» REQUIRED WORK
Write out all of the entries exactly, please.

» LISTED RECORDS
** Start **
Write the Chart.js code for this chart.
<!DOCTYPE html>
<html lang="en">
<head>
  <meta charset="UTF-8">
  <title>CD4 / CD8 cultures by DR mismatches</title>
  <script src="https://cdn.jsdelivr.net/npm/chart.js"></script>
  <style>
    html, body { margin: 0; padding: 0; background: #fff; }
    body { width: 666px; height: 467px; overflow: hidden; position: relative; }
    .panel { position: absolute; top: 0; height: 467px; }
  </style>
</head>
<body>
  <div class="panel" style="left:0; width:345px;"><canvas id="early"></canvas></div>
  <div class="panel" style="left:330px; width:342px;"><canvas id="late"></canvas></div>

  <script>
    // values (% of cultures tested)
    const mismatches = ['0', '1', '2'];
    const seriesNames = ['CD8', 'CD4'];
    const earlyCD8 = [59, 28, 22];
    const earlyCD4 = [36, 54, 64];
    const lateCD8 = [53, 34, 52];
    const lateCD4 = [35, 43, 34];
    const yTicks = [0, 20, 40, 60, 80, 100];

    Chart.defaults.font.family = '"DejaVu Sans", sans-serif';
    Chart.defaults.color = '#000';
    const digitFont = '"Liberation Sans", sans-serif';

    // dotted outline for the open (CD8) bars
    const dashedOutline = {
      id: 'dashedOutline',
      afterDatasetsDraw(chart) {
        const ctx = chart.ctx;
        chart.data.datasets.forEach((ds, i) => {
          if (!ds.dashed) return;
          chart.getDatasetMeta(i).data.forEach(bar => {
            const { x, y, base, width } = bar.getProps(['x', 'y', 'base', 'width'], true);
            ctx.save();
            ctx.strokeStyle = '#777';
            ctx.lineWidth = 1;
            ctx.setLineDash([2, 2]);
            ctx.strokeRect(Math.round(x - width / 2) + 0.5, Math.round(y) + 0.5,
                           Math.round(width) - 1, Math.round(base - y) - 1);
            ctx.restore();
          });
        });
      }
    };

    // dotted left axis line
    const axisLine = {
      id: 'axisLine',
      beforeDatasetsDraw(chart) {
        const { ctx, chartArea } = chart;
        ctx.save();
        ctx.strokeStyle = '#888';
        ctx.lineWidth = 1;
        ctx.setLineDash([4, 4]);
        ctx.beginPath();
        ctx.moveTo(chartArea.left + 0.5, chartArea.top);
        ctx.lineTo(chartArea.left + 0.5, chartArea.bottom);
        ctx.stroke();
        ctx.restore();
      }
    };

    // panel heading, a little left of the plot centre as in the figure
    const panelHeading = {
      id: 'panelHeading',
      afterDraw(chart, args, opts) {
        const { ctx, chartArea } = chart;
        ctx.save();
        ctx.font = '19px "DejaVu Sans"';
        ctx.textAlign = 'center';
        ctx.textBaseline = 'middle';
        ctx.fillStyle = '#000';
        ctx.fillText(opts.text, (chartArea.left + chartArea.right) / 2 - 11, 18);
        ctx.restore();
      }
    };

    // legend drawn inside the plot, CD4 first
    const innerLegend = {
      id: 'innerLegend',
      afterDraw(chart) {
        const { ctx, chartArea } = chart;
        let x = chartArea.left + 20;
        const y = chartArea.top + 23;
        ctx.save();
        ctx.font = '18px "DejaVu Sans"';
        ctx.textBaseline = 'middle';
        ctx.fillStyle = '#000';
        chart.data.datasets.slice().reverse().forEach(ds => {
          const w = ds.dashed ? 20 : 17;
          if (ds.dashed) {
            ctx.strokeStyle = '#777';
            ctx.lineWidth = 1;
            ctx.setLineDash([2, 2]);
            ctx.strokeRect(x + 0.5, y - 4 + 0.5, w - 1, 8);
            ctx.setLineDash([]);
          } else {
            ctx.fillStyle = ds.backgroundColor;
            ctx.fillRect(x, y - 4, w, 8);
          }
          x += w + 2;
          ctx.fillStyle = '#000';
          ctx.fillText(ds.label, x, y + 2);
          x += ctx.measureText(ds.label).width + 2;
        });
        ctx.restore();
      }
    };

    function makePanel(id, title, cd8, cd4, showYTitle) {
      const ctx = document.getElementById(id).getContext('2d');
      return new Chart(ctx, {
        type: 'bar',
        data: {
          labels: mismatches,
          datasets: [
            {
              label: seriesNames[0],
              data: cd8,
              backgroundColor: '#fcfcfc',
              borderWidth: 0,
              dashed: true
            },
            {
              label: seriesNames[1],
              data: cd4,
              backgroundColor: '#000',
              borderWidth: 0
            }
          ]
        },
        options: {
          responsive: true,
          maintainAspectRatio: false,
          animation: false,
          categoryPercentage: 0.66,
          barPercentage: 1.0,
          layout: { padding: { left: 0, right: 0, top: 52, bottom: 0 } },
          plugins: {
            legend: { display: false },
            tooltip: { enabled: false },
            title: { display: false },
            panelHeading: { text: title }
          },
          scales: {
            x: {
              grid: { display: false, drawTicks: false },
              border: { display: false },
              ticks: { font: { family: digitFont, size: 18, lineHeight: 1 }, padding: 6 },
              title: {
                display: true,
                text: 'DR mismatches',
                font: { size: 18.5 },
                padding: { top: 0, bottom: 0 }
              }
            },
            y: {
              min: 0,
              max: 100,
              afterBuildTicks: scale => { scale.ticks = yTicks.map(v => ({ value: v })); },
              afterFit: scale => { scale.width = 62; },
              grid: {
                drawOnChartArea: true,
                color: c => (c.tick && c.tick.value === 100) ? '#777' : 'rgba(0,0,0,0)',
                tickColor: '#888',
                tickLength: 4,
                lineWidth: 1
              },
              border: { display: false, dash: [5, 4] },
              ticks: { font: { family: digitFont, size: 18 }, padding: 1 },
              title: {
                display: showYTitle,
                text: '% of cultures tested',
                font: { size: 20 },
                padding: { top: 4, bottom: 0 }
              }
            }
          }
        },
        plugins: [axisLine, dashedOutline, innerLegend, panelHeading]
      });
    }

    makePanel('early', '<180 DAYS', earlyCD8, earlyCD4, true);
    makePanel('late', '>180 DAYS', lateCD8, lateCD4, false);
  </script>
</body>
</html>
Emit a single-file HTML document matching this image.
** End **
» SOLUTION FOR THIS EXERCISE
Write the Chart.js code for this chart.
<!DOCTYPE html>
<html lang="en">
<head>
  <meta charset="UTF-8">
  <title>CD4 / CD8 cultures by DR mismatches</title>
  <script src="https://cdn.jsdelivr.net/npm/chart.js"></script>
  <style>
    html, body { margin: 0; padding: 0; background: #fff; }
    body { width: 666px; height: 467px; overflow: hidden; position: relative; }
    .panel { position: absolute; top: 0; height: 467px; }
  </style>
</head>
<body>
  <div class="panel" style="left:0; width:345px;"><canvas id="early"></canvas></div>
  <div class="panel" style="left:330px; width:342px;"><canvas id="late"></canvas></div>

  <script>
    // values (% of cultures tested)
    const mismatches = ['0', '1', '2'];
    const seriesNames = ['CD8', 'CD4'];
    const earlyCD8 = [59, 28, 22];
    const earlyCD4 = [36, 54, 64];
    const lateCD8 = [53, 34, 52];
    const lateCD4 = [35, 43, 34];
    const yTicks = [0, 20, 40, 60, 80, 100];

    Chart.defaults.font.family = '"DejaVu Sans", sans-serif';
    Chart.defaults.color = '#000';
    const digitFont = '"Liberation Sans", sans-serif';

    // dotted outline for the open (CD8) bars
    const dashedOutline = {
      id: 'dashedOutline',
      afterDatasetsDraw(chart) {
        const ctx = chart.ctx;
        chart.data.datasets.forEach((ds, i) => {
          if (!ds.dashed) return;
          chart.getDatasetMeta(i).data.forEach(bar => {
            const { x, y, base, width } = bar.getProps(['x', 'y', 'base', 'width'], true);
            ctx.save();
            ctx.strokeStyle = '#777';
            ctx.lineWidth = 1;
            ctx.setLineDash([2, 2]);
            ctx.strokeRect(Math.round(x - width / 2) + 0.5, Math.round(y) + 0.5,
                           Math.round(width) - 1, Math.round(base - y) - 1);
            ctx.restore();
          });
        });
      }
    };

    // dotted left axis line
    const axisLine = {
      id: 'axisLine',
      beforeDatasetsDraw(chart) {
        const { ctx, chartArea } = chart;
        ctx.save();
        ctx.strokeStyle = '#888';
        ctx.lineWidth = 1;
        ctx.setLineDash([4, 4]);
        ctx.beginPath();
        ctx.moveTo(chartArea.left + 0.5, chartArea.top);
        ctx.lineTo(chartArea.left + 0.5, chartArea.bottom);
        ctx.stroke();
        ctx.restore();
      }
    };

    // panel heading, a little left of the plot centre as in the figure
    const panelHeading = {
      id: 'panelHeading',
      afterDraw(chart, args, opts) {
        const { ctx, chartArea } = chart;
        ctx.save();
        ctx.font = '19px "DejaVu Sans"';
        ctx.textAlign = 'center';
        ctx.textBaseline = 'middle';
        ctx.fillStyle = '#000';
        ctx.fillText(opts.text, (chartArea.left + chartArea.right) / 2 - 11, 18);
        ctx.restore();
      }
    };

    // legend drawn inside the plot, CD4 first
    const innerLegend = {
      id: 'innerLegend',
      afterDraw(chart) {
        const { ctx, chartArea } = chart;
        let x = chartArea.left + 20;
        const y = chartArea.top + 23;
        ctx.save();
        ctx.font = '18px "DejaVu Sans"';
        ctx.textBaseline = 'middle';
        ctx.fillStyle = '#000';
        chart.data.datasets.slice().reverse().forEach(ds => {
          const w = ds.dashed ? 20 : 17;
          if (ds.dashed) {
            ctx.strokeStyle = '#777';
            ctx.lineWidth = 1;
            ctx.setLineDash([2, 2]);
            ctx.strokeRect(x + 0.5, y - 4 + 0.5, w - 1, 8);
            ctx.setLineDash([]);
          } else {
            ctx.fillStyle = ds.backgroundColor;
            ctx.fillRect(x, y - 4, w, 8);
          }
          x += w + 2;
          ctx.fillStyle = '#000';
          ctx.fillText(ds.label, x, y + 2);
          x += ctx.measureText(ds.label).width + 2;
        });
        ctx.restore();
      }
    };

    function makePanel(id, title, cd8, cd4, showYTitle) {
      const ctx = document.getElementById(id).getContext('2d');
      return new Chart(ctx, {
        type: 'bar',
        data: {
          labels: mismatches,
          datasets: [
            {
              label: seriesNames[0],
              data: cd8,
              backgroundColor: '#fcfcfc',
              borderWidth: 0,
              dashed: true
            },
            {
              label: seriesNames[1],
              data: cd4,
              backgroundColor: '#000',
              borderWidth: 0
            }
          ]
        },
        options: {
          responsive: true,
          maintainAspectRatio: false,
          animation: false,
          categoryPercentage: 0.66,
          barPercentage: 1.0,
          layout: { padding: { left: 0, right: 0, top: 52, bottom: 0 } },
          plugins: {
            legend: { display: false },
            tooltip: { enabled: false },
            title: { display: false },
            panelHeading: { text: title }
          },
          scales: {
            x: {
              grid: { display: false, drawTicks: false },
              border: { display: false },
              ticks: { font: { family: digitFont, size: 18, lineHeight: 1 }, padding: 6 },
              title: {
                display: true,
                text: 'DR mismatches',
                font: { size: 18.5 },
                padding: { top: 0, bottom: 0 }
              }
            },
            y: {
              min: 0,
              max: 100,
              afterBuildTicks: scale => { scale.ticks = yTicks.map(v => ({ value: v })); },
              afterFit: scale => { scale.width = 62; },
              grid: {
                drawOnChartArea: true,
                color: c => (c.tick && c.tick.value === 100) ? '#777' : 'rgba(0,0,0,0)',
                tickColor: '#888',
                tickLength: 4,
                lineWidth: 1
              },
              border: { display: false, dash: [5, 4] },
              ticks: { font: { family: digitFont, size: 18 }, padding: 1 },
              title: {
                display: showYTitle,
                text: '% of cultures tested',
                font: { size: 20 },
                padding: { top: 4, bottom: 0 }
              }
            }
          }
        },
        plugins: [axisLine, dashedOutline, innerLegend, panelHeading]
      });
    }

    makePanel('early', '<180 DAYS', earlyCD8, earlyCD4, true);
    makePanel('late', '>180 DAYS', lateCD8, lateCD4, false);
  </script>
</body>
</html>
Emit a single-file HTML document matching this image.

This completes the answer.